▶ [Task to complete] Return all the data below as it stands, minus the pictures.

begin

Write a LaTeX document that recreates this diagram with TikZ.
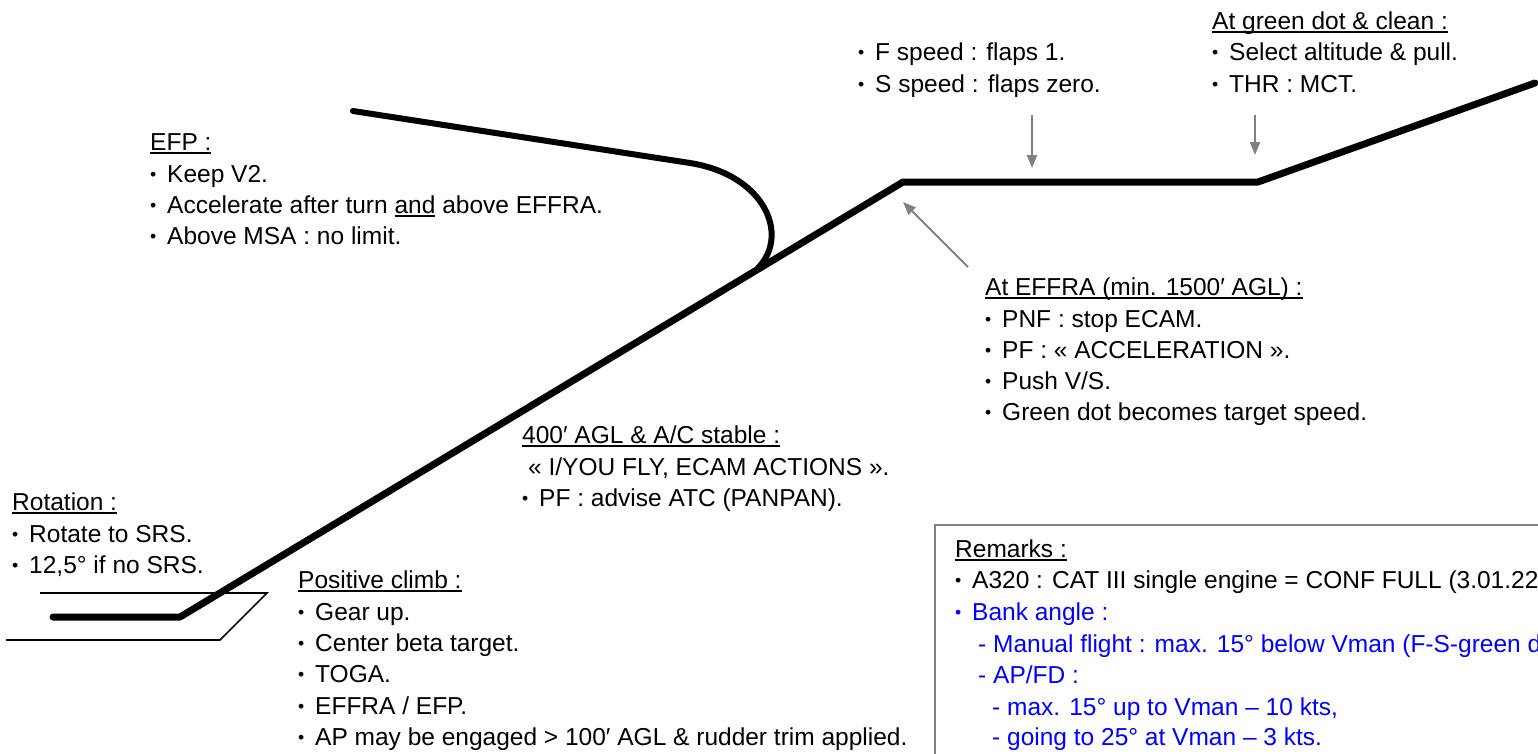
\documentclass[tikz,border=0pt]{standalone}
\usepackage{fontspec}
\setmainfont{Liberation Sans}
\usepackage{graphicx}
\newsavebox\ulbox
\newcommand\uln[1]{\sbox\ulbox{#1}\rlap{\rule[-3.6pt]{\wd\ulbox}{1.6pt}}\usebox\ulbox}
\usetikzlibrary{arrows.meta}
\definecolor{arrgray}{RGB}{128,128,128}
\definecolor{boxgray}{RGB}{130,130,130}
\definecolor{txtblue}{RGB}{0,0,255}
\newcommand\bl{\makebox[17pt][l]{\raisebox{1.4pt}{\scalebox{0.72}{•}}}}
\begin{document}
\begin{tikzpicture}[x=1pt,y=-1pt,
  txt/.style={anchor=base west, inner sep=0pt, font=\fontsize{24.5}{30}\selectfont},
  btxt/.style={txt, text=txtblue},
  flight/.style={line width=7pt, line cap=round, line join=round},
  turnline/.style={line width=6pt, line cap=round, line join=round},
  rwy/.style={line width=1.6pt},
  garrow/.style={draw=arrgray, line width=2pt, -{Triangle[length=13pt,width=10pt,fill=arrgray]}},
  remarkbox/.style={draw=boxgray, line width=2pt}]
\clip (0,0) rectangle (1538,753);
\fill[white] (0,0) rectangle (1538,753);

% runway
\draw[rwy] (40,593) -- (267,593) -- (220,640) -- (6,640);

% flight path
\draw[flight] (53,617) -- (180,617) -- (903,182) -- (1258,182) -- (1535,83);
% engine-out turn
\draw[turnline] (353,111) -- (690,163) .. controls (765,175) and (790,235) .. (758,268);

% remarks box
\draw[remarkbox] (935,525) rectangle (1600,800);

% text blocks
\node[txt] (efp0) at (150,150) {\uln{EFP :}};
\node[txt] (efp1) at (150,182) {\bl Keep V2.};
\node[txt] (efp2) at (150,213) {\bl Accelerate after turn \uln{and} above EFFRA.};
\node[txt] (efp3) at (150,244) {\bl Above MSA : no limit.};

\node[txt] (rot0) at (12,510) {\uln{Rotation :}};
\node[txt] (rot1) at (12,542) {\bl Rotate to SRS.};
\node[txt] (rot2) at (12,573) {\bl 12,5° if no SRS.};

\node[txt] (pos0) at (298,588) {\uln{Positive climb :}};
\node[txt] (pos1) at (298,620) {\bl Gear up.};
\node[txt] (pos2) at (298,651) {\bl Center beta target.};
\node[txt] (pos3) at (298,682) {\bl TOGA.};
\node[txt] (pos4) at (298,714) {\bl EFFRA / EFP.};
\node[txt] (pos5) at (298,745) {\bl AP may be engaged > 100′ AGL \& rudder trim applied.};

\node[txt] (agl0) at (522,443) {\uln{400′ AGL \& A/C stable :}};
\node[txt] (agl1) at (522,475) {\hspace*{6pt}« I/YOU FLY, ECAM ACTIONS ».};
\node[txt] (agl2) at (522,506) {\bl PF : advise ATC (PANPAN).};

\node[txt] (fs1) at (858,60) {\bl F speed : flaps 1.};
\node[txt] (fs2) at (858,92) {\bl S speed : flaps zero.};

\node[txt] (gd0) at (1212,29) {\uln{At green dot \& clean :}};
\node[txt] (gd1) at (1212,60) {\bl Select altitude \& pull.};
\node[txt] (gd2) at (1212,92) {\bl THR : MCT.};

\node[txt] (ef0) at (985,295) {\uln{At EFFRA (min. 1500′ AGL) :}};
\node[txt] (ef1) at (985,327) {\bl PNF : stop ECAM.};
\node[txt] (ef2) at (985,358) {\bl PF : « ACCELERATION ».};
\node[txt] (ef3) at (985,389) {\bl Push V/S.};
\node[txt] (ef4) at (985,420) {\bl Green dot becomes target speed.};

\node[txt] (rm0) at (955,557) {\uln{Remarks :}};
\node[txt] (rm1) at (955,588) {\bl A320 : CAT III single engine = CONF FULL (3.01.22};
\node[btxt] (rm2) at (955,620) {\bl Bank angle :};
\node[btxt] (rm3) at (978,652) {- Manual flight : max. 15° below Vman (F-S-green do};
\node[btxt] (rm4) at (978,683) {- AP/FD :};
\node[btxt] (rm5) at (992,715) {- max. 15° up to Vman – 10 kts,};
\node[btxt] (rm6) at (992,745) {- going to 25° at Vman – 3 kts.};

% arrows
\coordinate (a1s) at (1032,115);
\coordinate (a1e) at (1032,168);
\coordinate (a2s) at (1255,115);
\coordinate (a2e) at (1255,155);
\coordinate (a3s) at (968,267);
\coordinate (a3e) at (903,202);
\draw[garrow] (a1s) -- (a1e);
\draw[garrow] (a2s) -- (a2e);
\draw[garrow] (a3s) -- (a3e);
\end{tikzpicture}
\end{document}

end

▶ [Written reply]
Write a LaTeX document that recreates this diagram with TikZ.
\documentclass[tikz,border=0pt]{standalone}
\usepackage{fontspec}
\setmainfont{Liberation Sans}
\usepackage{graphicx}
\newsavebox\ulbox
\newcommand\uln[1]{\sbox\ulbox{#1}\rlap{\rule[-3.6pt]{\wd\ulbox}{1.6pt}}\usebox\ulbox}
\usetikzlibrary{arrows.meta}
\definecolor{arrgray}{RGB}{128,128,128}
\definecolor{boxgray}{RGB}{130,130,130}
\definecolor{txtblue}{RGB}{0,0,255}
\newcommand\bl{\makebox[17pt][l]{\raisebox{1.4pt}{\scalebox{0.72}{•}}}}
\begin{document}
\begin{tikzpicture}[x=1pt,y=-1pt,
  txt/.style={anchor=base west, inner sep=0pt, font=\fontsize{24.5}{30}\selectfont},
  btxt/.style={txt, text=txtblue},
  flight/.style={line width=7pt, line cap=round, line join=round},
  turnline/.style={line width=6pt, line cap=round, line join=round},
  rwy/.style={line width=1.6pt},
  garrow/.style={draw=arrgray, line width=2pt, -{Triangle[length=13pt,width=10pt,fill=arrgray]}},
  remarkbox/.style={draw=boxgray, line width=2pt}]
\clip (0,0) rectangle (1538,753);
\fill[white] (0,0) rectangle (1538,753);

% runway
\draw[rwy] (40,593) -- (267,593) -- (220,640) -- (6,640);

% flight path
\draw[flight] (53,617) -- (180,617) -- (903,182) -- (1258,182) -- (1535,83);
% engine-out turn
\draw[turnline] (353,111) -- (690,163) .. controls (765,175) and (790,235) .. (758,268);

% remarks box
\draw[remarkbox] (935,525) rectangle (1600,800);

% text blocks
\node[txt] (efp0) at (150,150) {\uln{EFP :}};
\node[txt] (efp1) at (150,182) {\bl Keep V2.};
\node[txt] (efp2) at (150,213) {\bl Accelerate after turn \uln{and} above EFFRA.};
\node[txt] (efp3) at (150,244) {\bl Above MSA : no limit.};

\node[txt] (rot0) at (12,510) {\uln{Rotation :}};
\node[txt] (rot1) at (12,542) {\bl Rotate to SRS.};
\node[txt] (rot2) at (12,573) {\bl 12,5° if no SRS.};

\node[txt] (pos0) at (298,588) {\uln{Positive climb :}};
\node[txt] (pos1) at (298,620) {\bl Gear up.};
\node[txt] (pos2) at (298,651) {\bl Center beta target.};
\node[txt] (pos3) at (298,682) {\bl TOGA.};
\node[txt] (pos4) at (298,714) {\bl EFFRA / EFP.};
\node[txt] (pos5) at (298,745) {\bl AP may be engaged > 100′ AGL \& rudder trim applied.};

\node[txt] (agl0) at (522,443) {\uln{400′ AGL \& A/C stable :}};
\node[txt] (agl1) at (522,475) {\hspace*{6pt}« I/YOU FLY, ECAM ACTIONS ».};
\node[txt] (agl2) at (522,506) {\bl PF : advise ATC (PANPAN).};

\node[txt] (fs1) at (858,60) {\bl F speed : flaps 1.};
\node[txt] (fs2) at (858,92) {\bl S speed : flaps zero.};

\node[txt] (gd0) at (1212,29) {\uln{At green dot \& clean :}};
\node[txt] (gd1) at (1212,60) {\bl Select altitude \& pull.};
\node[txt] (gd2) at (1212,92) {\bl THR : MCT.};

\node[txt] (ef0) at (985,295) {\uln{At EFFRA (min. 1500′ AGL) :}};
\node[txt] (ef1) at (985,327) {\bl PNF : stop ECAM.};
\node[txt] (ef2) at (985,358) {\bl PF : « ACCELERATION ».};
\node[txt] (ef3) at (985,389) {\bl Push V/S.};
\node[txt] (ef4) at (985,420) {\bl Green dot becomes target speed.};

\node[txt] (rm0) at (955,557) {\uln{Remarks :}};
\node[txt] (rm1) at (955,588) {\bl A320 : CAT III single engine = CONF FULL (3.01.22};
\node[btxt] (rm2) at (955,620) {\bl Bank angle :};
\node[btxt] (rm3) at (978,652) {- Manual flight : max. 15° below Vman (F-S-green do};
\node[btxt] (rm4) at (978,683) {- AP/FD :};
\node[btxt] (rm5) at (992,715) {- max. 15° up to Vman – 10 kts,};
\node[btxt] (rm6) at (992,745) {- going to 25° at Vman – 3 kts.};

% arrows
\coordinate (a1s) at (1032,115);
\coordinate (a1e) at (1032,168);
\coordinate (a2s) at (1255,115);
\coordinate (a2e) at (1255,155);
\coordinate (a3s) at (968,267);
\coordinate (a3e) at (903,202);
\draw[garrow] (a1s) -- (a1e);
\draw[garrow] (a2s) -- (a2e);
\draw[garrow] (a3s) -- (a3e);
\end{tikzpicture}
\end{document}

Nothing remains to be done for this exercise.